Several of the poems in this section are simple-seeming scenic reminiscences. “Thinking Rock” describes a playing girl “safe/from pernicious imaginary monsters” as she climbs onto the thinking rock and “thinks until she is tired of thinking.” There is a marked lack of danger or stress. Back home, the girl watches her grandfather “smoke his cheroot,/have a whisky with her father./ Smoke rings rise like grey ropes.” There’s a hint of the future danger, here, with these ropes, but only a hint.

“Last Seat, Second Violin” is a humorous poem about the ability of children to overcome difficult or annoying situations in creative ways: “In 7th grade, Mr. Hayden would throw his baton/at anyone who played a wrong note,” she begins. The children are terrified, of course, and learn how to “fake bow” and not actually play any music, leaving it to the first chairs to actually play. A handful of the poems in this section deal with this theme of the attempted stealing of childhood. “Mile Swim” is about the Red Cross certification swimming requirement.

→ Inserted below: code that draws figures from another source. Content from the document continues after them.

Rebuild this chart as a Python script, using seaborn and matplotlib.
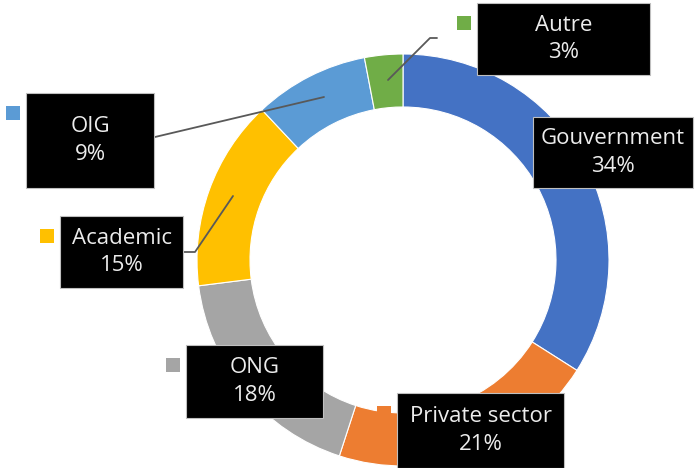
import seaborn as sns
import matplotlib.pyplot as plt
from matplotlib.patches import Rectangle

sns.set_theme(style="white")
plt.rcParams['font.family'] = ['Open Sans', 'DejaVu Sans']

categories = ["Gouvernment", "Private sector", "ONG", "Academic", "OIG", "Autre"]
shares = [34, 21, 18, 15, 9, 3]
colors = ["#4472C4", "#ED7D31", "#A5A5A5", "#FFC000", "#5B9BD5", "#70AD47"]

# label boxes in pixel coords (left, top, right, bottom)
boxes = {
    "Autre": (477, 3, 650, 75),
    "Gouvernment": (533, 117, 693, 188),
    "OIG": (26, 93, 154, 188),
    "Academic": (60, 216, 183, 288),
    "ONG": (186, 345, 323, 418),
    "Private sector": (397, 393, 564, 468),
}

W, H = 696, 468
fig = plt.figure(figsize=(W / 100, H / 100), dpi=100)
ax = fig.add_axes([0, 0, 1, 1])


def fy(y):
    return H - y


ax.pie(shares, colors=colors, startangle=90, counterclock=False,
       center=(403, fy(260)), radius=206, frame=True,
       wedgeprops=dict(width=53, edgecolor="white", linewidth=0.8))
ax.set_xlim(0, W)
ax.set_ylim(0, H)
ax.axis("off")

# leader lines
line_kw = dict(color="#595959", lw=1.3, zorder=3)
ax.plot([388, 430, 437], [fy(80), fy(38), fy(38)], **line_kw)
ax.plot([324, 155], [fy(97), fy(137)], **line_kw)
ax.plot([233, 195, 183], [fy(196), fy(252), fy(252)], **line_kw)

for name, pct, col in zip(categories, shares, colors):
    l, t, r, b = boxes[name]
    ax.add_patch(Rectangle((l, fy(b)), r - l, b - t, facecolor="black",
                           edgecolor="#bfbfbf", lw=0.8, zorder=4))
    ax.add_patch(Rectangle((l - 20, fy(t + 27)), 14, 14, facecolor=col,
                           edgecolor="none", zorder=4))
    ax.text((l + r) / 2, fy((t + b) / 2), f"{name}\n{pct}%", color="#ececec",
            ha="center", va="center", fontsize=16, linespacing=1.4, zorder=5)

fig.savefig("out.png", dpi=100)
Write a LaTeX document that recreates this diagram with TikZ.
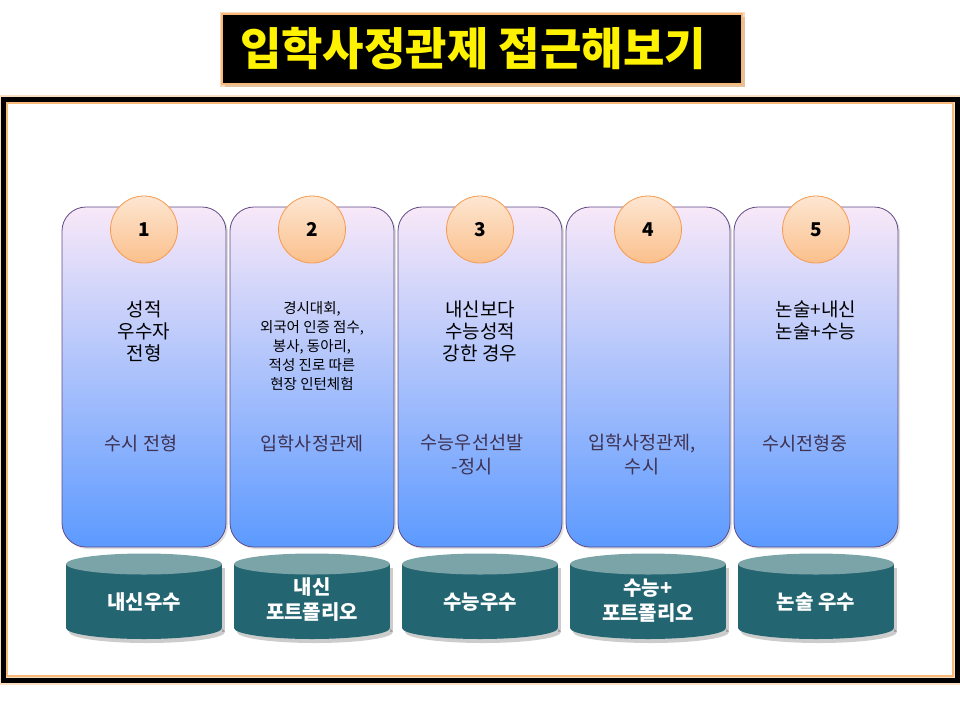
\documentclass[tikz,border=0pt]{standalone}
\usepackage{fontspec}
\newfontfamily\kr{Noto Sans CJK KR}
\usetikzlibrary{shadows}
\definecolor{panelTop}{HTML}{F8E8F8}
\definecolor{panelMid}{HTML}{90C6FA}
\definecolor{panelBot}{HTML}{5C9AFF}
\definecolor{panelLine}{HTML}{604A86}
\definecolor{numTop}{HTML}{FDE6D2}
\definecolor{numBot}{HTML}{FBC08C}
\definecolor{numLine}{HTML}{F79A4E}
\definecolor{cylBody}{HTML}{236570}
\definecolor{cylTop}{HTML}{7BA4A8}
\definecolor{lowText}{HTML}{3F3151}
\definecolor{glow}{HTML}{F6B97A}

\begin{document}
\begin{tikzpicture}[
    x=1pt,y=-1pt,
    panel/.style={draw=panelLine,line width=.8pt,rounded corners=24pt,minimum width=164pt,minimum height=340pt,
      top color=panelTop,middle color=panelMid,bottom color=panelBot,
      drop shadow={shadow xshift=2pt,shadow yshift=-2pt,opacity=.25}},
    num/.style={circle,draw=numLine,line width=.8pt,minimum size=67pt,inner sep=0pt,
      top color=numTop,bottom color=numBot,font=\kr\bfseries\fontsize{19}{19}\selectfont},
    up/.style={align=center,font=\kr\fontsize{19}{22}\selectfont},
    upsmall/.style={align=center,font=\kr\fontsize{14.5}{19}\selectfont},
    low/.style={align=center,text=lowText,font=\kr\fontsize{18.5}{24.5}\selectfont},
    cyltext/.style={align=center,text=white,font=\kr\bfseries\fontsize{20}{25}\selectfont}
  ]
  \useasboundingbox (0,0) rectangle (960,720);
  % title
  \fill[black!20] (225,17) rectangle (745,87);
  \draw[glow,line width=5pt,opacity=.5] (222,14) rectangle (742,84);
  \node[fill=black,draw=glow,line width=1.2pt,minimum width=520pt,minimum height=70pt,inner sep=0pt,
    text=yellow,font=\kr\bfseries\fontsize{45}{45}\selectfont] (title) at (482,49) {\hspace*{-18pt}입학사정관제 접근해보기};
  % frame
  \draw[glow,line width=9pt,opacity=.45] (3,99) rectangle (957,680);
  \draw[black,line width=5pt] (3,99) rectangle (957,680);
  \draw[glow,line width=1.5pt] (7,103) rectangle (953,676);
  % panels, numbers and cylinders
  \foreach \i/\cx in {1/144,2/312,3/480,4/648,5/816}{
    \node[panel] (p\i) at (\cx,377) {};
    \node[num] (n\i) at (\cx,229.5) {\i};
    \fill[black,opacity=.2] (\cx+3,632) ellipse (78 and 11);
    \fill[black,opacity=.2] (\cx+78,568) rectangle (\cx+81,632);
    \fill[cylBody] (\cx,628) ellipse (78 and 11);
    \fill[cylBody] (\cx-78,564) rectangle (\cx+78,628);
    \fill[cylTop] (\cx,564) ellipse (78 and 10.5);
  }
  % upper texts
  \node[up] (t1) at (144,331) {성적\\우수자\\전형};
  \node[upsmall] (t2) at (312,346) {경시대회,\\외국어 인증 점수,\\봉사, 동아리,\\적성 진로 따른\\현장 인턴체험};
  \node[up] (t3) at (480,331) {내신보다\\수능성적\\강한 경우};
  \node[up] (t5) at (816,320.5) {논술+내신\\논술+수능};
  % lower texts
  \node[low] (b1) at (141,443) {수시 전형};
  \node[low] (b2) at (312,444) {입학사정관제};
  \node[low] (b3) at (472,454.5) {수능우선선발\\-정시};
  \node[low] (b4) at (642,454.5) {입학사정관제,\\수시};
  \node[low] (b5) at (805,443) {수시전형중};
  % cylinder texts
  \node[cyltext] (c1) at (144,602) {내신우수};
  \node[cyltext] (c2) at (312,600) {내신\\포트폴리오};
  \node[cyltext] (c3) at (480,602) {수능우수};
  \node[cyltext] (c4) at (648,601) {수능+\\포트폴리오};
  \node[cyltext] (c5) at (816,602) {논술 우수};
\end{tikzpicture}
\end{document}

The 12-year old swimmer stands “alongside fellow campers’ goose-bumped bodies/to start the swim across lake Coniston.” They “plunge into icy water, crawl away from the screaming/children on shore, relieved it is not their turn today.” Desrosiers’ language is vivid: “Our toes brush lake muck, seaweed, fishes,/shadowy spirits of unhappy campers forced to swim on rainy days.” But the 12-year old Desrosiers breaks free of the others:

To my surprise, I am alone.
Blue ripples, cloudless sky,
silence smells of dragonflies.
At the center of the emerald lake
all is green-gold and shimmery.

For a moment I am free—
free from swimming lessons,
the endless teasing,
the pain of my budding breasts,
my parents’ divorce.
It’s a moment of grace amidst the hardships of growing up.

“Paris 1950” captures a moment in Desrosiers’ parents’ lives in which “I am only a thought.” She begins:

Footsteps on cobblestone
Blanche eats crepes on Ile de la Cite
learns to sing Schubert.
Leonard studies philosophy
at the Sorbonne

The poem is spare and mysterious, mirroring Desrosiers’ knowledge of her parents’ lives at this time. Similarly, Desrosiers meditates upon reading her father’s philosophy books and connecting them to her memories of him (she’ll explore him more in-depth later).

The second section, “Mother’s Places,” focuses on Desrosiers’ mother, Blanche. “Last First Kiss” is a poem about love, specifically about a man who proposed to Blanche:

He was a violinist,
told her
he would pay
for voice lessons.
She described him as
older (27) and going bald.
She was seventeen

Unfortunately (for the violinist) Blanche declined. Desrosiers explains:

she had already been kissed
by my father,
who had no money,
but at eighteen
had long lashes,
blue eyes—
and silky blond hair.

“Daughter’s Places,” the third section, focuses on Desrosiers’ relationship with her daughter, and “Internal Spaces,” the final section, focuses more on Desrosiers’ herself as an artist. Throughout all of these sections, though, the mystery of Desrosiers’ father pervades, so that we see that she has become, in many ways, a philosopher herself by examining her life and the lives of those around her in order to find meaning.

What stands out when reading these poems is Desrosiers’ vivid, clear imagery, her attention to detail, and the emotional resonance she manages without tiptoeing into the realm of preciousness. Writing about ones parents, especially her father who died of cancer, would be a difficult task to accomplish without overt sentimentality, but Desrosiers manages to not only do this but to reveal her parents (and her children) as interesting characters.

Lori Desrosiers has a full-length poetry collection The Philosopher’s Daughter from Salmon Poetry (2013). She has a chapbook, Three Vanities, a chronicle of three generations of women in her family, from Pudding House Press. Her poems have appeared in numerous publications. She earned her MFA in 2008 from New England College. Desrosiers also edits the Naugatuck Review: A Journal of Narrative Poetry.